From what I’ve been told, despite our looks, we are very different people. My parents have talked about how little you smiled in those first few weeks, how rarely you laughed, and I always wondered what happened at the orphanage to make you this way. You complain less than I do. You did not cry on the plane here from China—instead, your blackberry eyes, as my mom calls them, couldn’t stop looking out the window (we’re similar that way, then). My parents say you are small, the runt of the litter, and that may have been a contributing factor to your seriousness. Even your babbling is different, a replication of a language I may never know. Would you have made it your goal to master that language as well? Would you feel compelled to share yourself the same way I do? Would there have been a story to share?

You worry me. I worry I prefer to idealize the continent where you were born than the ground I stand on, which is to never know either entirely. I worry I may carve myself out of all the versions of you I could’ve been, attached to becoming someone worth being spared, living out the debt of feeling saved (do you feel saved?). Often, I picture myself less existing as a bold, etched outline I’ve drawn—as a figure created by my presence—but rather a silhouette malleably composed out of the negative space left for me, inevitably, shaped by my experiences.

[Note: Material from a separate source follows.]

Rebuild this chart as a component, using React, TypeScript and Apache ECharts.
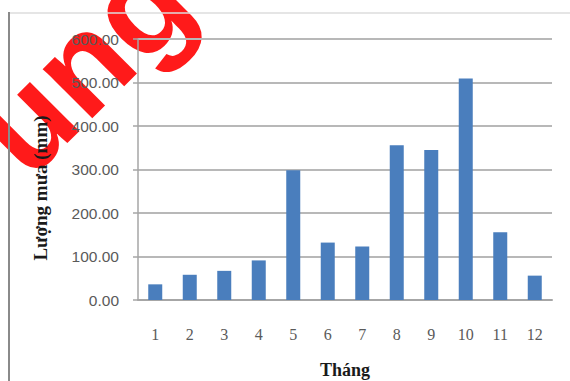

It's no surprise, then, that I’ve been investigating you since I was little. I used to ask my mom how to spell “Gejiu City” over and over, just so I could try to locate in which hotel lobby you were left. I have been compiling every piece of you I can for years, hoping to gather enough to sketch some portrait of you in my mind, but I’m never satisfied. Perhaps that’s a good thing. I don’t know what your name means or why the nurses in the orphanage chose it for you. I no longer need to know. I will always wish I did.